→ **The task**: Skip the pictures and quote all of the lines exactly.

→ **Collected data**:
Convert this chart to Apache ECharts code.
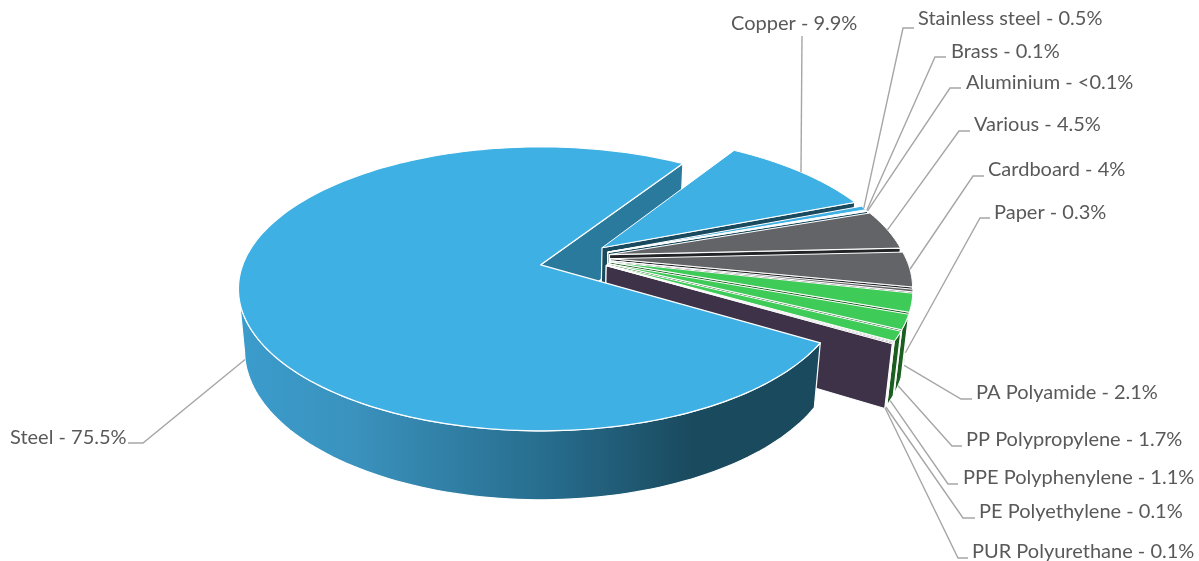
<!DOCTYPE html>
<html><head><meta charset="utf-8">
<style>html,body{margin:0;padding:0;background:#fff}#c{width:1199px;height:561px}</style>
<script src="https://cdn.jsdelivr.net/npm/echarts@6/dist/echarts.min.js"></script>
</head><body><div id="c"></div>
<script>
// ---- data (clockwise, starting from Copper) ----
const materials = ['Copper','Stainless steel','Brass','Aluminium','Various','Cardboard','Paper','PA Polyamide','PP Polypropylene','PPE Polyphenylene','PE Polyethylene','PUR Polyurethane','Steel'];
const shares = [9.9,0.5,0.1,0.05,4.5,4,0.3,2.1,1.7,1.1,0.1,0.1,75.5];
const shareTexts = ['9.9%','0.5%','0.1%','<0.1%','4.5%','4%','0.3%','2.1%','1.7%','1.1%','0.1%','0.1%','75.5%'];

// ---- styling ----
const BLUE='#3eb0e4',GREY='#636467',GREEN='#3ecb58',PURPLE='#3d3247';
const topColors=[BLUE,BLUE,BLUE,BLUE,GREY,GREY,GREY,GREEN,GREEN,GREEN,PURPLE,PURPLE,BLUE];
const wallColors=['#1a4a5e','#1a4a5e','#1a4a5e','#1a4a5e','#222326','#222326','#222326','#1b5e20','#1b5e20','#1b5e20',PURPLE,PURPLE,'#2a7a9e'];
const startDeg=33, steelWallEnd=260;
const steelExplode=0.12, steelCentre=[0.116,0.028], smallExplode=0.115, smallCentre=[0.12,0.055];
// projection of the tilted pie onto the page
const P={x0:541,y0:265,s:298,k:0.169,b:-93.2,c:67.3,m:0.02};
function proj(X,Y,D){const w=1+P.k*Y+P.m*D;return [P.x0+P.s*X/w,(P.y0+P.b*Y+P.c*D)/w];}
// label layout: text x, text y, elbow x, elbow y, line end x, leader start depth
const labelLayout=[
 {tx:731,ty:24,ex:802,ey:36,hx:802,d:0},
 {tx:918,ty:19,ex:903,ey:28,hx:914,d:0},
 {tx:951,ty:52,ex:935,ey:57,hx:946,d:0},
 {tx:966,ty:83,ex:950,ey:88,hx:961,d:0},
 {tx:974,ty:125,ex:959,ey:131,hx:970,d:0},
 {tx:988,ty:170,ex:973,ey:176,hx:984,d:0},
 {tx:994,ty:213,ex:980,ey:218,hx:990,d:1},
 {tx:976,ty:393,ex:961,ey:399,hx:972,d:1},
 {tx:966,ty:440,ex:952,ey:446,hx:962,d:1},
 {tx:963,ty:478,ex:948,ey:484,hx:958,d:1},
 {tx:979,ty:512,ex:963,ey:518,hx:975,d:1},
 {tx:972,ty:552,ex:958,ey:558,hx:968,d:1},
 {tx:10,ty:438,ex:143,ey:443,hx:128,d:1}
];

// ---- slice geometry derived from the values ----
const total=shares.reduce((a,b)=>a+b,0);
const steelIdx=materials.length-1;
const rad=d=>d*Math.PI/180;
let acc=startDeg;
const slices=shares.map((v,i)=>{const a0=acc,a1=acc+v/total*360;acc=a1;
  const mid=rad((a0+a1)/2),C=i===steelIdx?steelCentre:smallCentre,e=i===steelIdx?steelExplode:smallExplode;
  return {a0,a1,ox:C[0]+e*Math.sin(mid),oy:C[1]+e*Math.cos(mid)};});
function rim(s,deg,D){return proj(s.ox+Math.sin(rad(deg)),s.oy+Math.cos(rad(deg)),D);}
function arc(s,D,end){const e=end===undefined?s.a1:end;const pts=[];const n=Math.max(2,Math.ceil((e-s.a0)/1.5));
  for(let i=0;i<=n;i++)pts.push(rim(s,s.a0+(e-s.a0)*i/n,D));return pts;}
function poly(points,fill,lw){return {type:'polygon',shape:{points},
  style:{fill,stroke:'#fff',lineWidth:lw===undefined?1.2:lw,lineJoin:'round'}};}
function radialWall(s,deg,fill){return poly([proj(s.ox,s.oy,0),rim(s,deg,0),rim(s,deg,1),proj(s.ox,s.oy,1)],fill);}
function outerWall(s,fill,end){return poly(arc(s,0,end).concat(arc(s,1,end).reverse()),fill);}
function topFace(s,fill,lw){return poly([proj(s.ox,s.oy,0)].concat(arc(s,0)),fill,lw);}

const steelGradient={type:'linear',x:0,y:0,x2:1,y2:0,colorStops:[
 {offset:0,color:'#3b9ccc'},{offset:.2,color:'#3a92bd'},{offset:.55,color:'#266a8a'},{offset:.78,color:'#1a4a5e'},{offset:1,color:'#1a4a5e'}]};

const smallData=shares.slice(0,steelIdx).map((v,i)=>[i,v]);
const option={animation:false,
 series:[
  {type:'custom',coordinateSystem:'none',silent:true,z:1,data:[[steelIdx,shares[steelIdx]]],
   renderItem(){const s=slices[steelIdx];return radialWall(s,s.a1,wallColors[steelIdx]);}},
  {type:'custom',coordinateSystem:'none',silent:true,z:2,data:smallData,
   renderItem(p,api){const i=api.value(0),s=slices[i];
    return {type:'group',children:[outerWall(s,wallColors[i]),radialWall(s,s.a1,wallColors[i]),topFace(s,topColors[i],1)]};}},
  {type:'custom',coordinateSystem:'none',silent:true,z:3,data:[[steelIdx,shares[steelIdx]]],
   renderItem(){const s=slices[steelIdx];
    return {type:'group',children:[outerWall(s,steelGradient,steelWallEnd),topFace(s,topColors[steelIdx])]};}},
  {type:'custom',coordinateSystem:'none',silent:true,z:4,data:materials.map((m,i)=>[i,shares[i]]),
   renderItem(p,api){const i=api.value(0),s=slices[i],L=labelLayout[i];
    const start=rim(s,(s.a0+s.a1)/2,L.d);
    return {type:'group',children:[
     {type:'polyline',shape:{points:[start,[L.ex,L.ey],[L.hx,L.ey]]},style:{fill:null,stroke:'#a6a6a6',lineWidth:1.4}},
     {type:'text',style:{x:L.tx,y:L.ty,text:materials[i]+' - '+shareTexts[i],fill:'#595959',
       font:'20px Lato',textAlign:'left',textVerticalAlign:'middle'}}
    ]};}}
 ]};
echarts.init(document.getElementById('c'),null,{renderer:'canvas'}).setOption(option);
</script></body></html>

→ **The completed task**:
Convert this chart to Apache ECharts code.
<!DOCTYPE html>
<html><head><meta charset="utf-8">
<style>html,body{margin:0;padding:0;background:#fff}#c{width:1199px;height:561px}</style>
<script src="https://cdn.jsdelivr.net/npm/echarts@6/dist/echarts.min.js"></script>
</head><body><div id="c"></div>
<script>
// ---- data (clockwise, starting from Copper) ----
const materials = ['Copper','Stainless steel','Brass','Aluminium','Various','Cardboard','Paper','PA Polyamide','PP Polypropylene','PPE Polyphenylene','PE Polyethylene','PUR Polyurethane','Steel'];
const shares = [9.9,0.5,0.1,0.05,4.5,4,0.3,2.1,1.7,1.1,0.1,0.1,75.5];
const shareTexts = ['9.9%','0.5%','0.1%','<0.1%','4.5%','4%','0.3%','2.1%','1.7%','1.1%','0.1%','0.1%','75.5%'];

// ---- styling ----
const BLUE='#3eb0e4',GREY='#636467',GREEN='#3ecb58',PURPLE='#3d3247';
const topColors=[BLUE,BLUE,BLUE,BLUE,GREY,GREY,GREY,GREEN,GREEN,GREEN,PURPLE,PURPLE,BLUE];
const wallColors=['#1a4a5e','#1a4a5e','#1a4a5e','#1a4a5e','#222326','#222326','#222326','#1b5e20','#1b5e20','#1b5e20',PURPLE,PURPLE,'#2a7a9e'];
const startDeg=33, steelWallEnd=260;
const steelExplode=0.12, steelCentre=[0.116,0.028], smallExplode=0.115, smallCentre=[0.12,0.055];
// projection of the tilted pie onto the page
const P={x0:541,y0:265,s:298,k:0.169,b:-93.2,c:67.3,m:0.02};
function proj(X,Y,D){const w=1+P.k*Y+P.m*D;return [P.x0+P.s*X/w,(P.y0+P.b*Y+P.c*D)/w];}
// label layout: text x, text y, elbow x, elbow y, line end x, leader start depth
const labelLayout=[
 {tx:731,ty:24,ex:802,ey:36,hx:802,d:0},
 {tx:918,ty:19,ex:903,ey:28,hx:914,d:0},
 {tx:951,ty:52,ex:935,ey:57,hx:946,d:0},
 {tx:966,ty:83,ex:950,ey:88,hx:961,d:0},
 {tx:974,ty:125,ex:959,ey:131,hx:970,d:0},
 {tx:988,ty:170,ex:973,ey:176,hx:984,d:0},
 {tx:994,ty:213,ex:980,ey:218,hx:990,d:1},
 {tx:976,ty:393,ex:961,ey:399,hx:972,d:1},
 {tx:966,ty:440,ex:952,ey:446,hx:962,d:1},
 {tx:963,ty:478,ex:948,ey:484,hx:958,d:1},
 {tx:979,ty:512,ex:963,ey:518,hx:975,d:1},
 {tx:972,ty:552,ex:958,ey:558,hx:968,d:1},
 {tx:10,ty:438,ex:143,ey:443,hx:128,d:1}
];

// ---- slice geometry derived from the values ----
const total=shares.reduce((a,b)=>a+b,0);
const steelIdx=materials.length-1;
const rad=d=>d*Math.PI/180;
let acc=startDeg;
const slices=shares.map((v,i)=>{const a0=acc,a1=acc+v/total*360;acc=a1;
  const mid=rad((a0+a1)/2),C=i===steelIdx?steelCentre:smallCentre,e=i===steelIdx?steelExplode:smallExplode;
  return {a0,a1,ox:C[0]+e*Math.sin(mid),oy:C[1]+e*Math.cos(mid)};});
function rim(s,deg,D){return proj(s.ox+Math.sin(rad(deg)),s.oy+Math.cos(rad(deg)),D);}
function arc(s,D,end){const e=end===undefined?s.a1:end;const pts=[];const n=Math.max(2,Math.ceil((e-s.a0)/1.5));
  for(let i=0;i<=n;i++)pts.push(rim(s,s.a0+(e-s.a0)*i/n,D));return pts;}
function poly(points,fill,lw){return {type:'polygon',shape:{points},
  style:{fill,stroke:'#fff',lineWidth:lw===undefined?1.2:lw,lineJoin:'round'}};}
function radialWall(s,deg,fill){return poly([proj(s.ox,s.oy,0),rim(s,deg,0),rim(s,deg,1),proj(s.ox,s.oy,1)],fill);}
function outerWall(s,fill,end){return poly(arc(s,0,end).concat(arc(s,1,end).reverse()),fill);}
function topFace(s,fill,lw){return poly([proj(s.ox,s.oy,0)].concat(arc(s,0)),fill,lw);}

const steelGradient={type:'linear',x:0,y:0,x2:1,y2:0,colorStops:[
 {offset:0,color:'#3b9ccc'},{offset:.2,color:'#3a92bd'},{offset:.55,color:'#266a8a'},{offset:.78,color:'#1a4a5e'},{offset:1,color:'#1a4a5e'}]};

const smallData=shares.slice(0,steelIdx).map((v,i)=>[i,v]);
const option={animation:false,
 series:[
  {type:'custom',coordinateSystem:'none',silent:true,z:1,data:[[steelIdx,shares[steelIdx]]],
   renderItem(){const s=slices[steelIdx];return radialWall(s,s.a1,wallColors[steelIdx]);}},
  {type:'custom',coordinateSystem:'none',silent:true,z:2,data:smallData,
   renderItem(p,api){const i=api.value(0),s=slices[i];
    return {type:'group',children:[outerWall(s,wallColors[i]),radialWall(s,s.a1,wallColors[i]),topFace(s,topColors[i],1)]};}},
  {type:'custom',coordinateSystem:'none',silent:true,z:3,data:[[steelIdx,shares[steelIdx]]],
   renderItem(){const s=slices[steelIdx];
    return {type:'group',children:[outerWall(s,steelGradient,steelWallEnd),topFace(s,topColors[steelIdx])]};}},
  {type:'custom',coordinateSystem:'none',silent:true,z:4,data:materials.map((m,i)=>[i,shares[i]]),
   renderItem(p,api){const i=api.value(0),s=slices[i],L=labelLayout[i];
    const start=rim(s,(s.a0+s.a1)/2,L.d);
    return {type:'group',children:[
     {type:'polyline',shape:{points:[start,[L.ex,L.ey],[L.hx,L.ey]]},style:{fill:null,stroke:'#a6a6a6',lineWidth:1.4}},
     {type:'text',style:{x:L.tx,y:L.ty,text:materials[i]+' - '+shareTexts[i],fill:'#595959',
       font:'20px Lato',textAlign:'left',textVerticalAlign:'middle'}}
    ]};}}
 ]};
echarts.init(document.getElementById('c'),null,{renderer:'canvas'}).setOption(option);
</script></body></html>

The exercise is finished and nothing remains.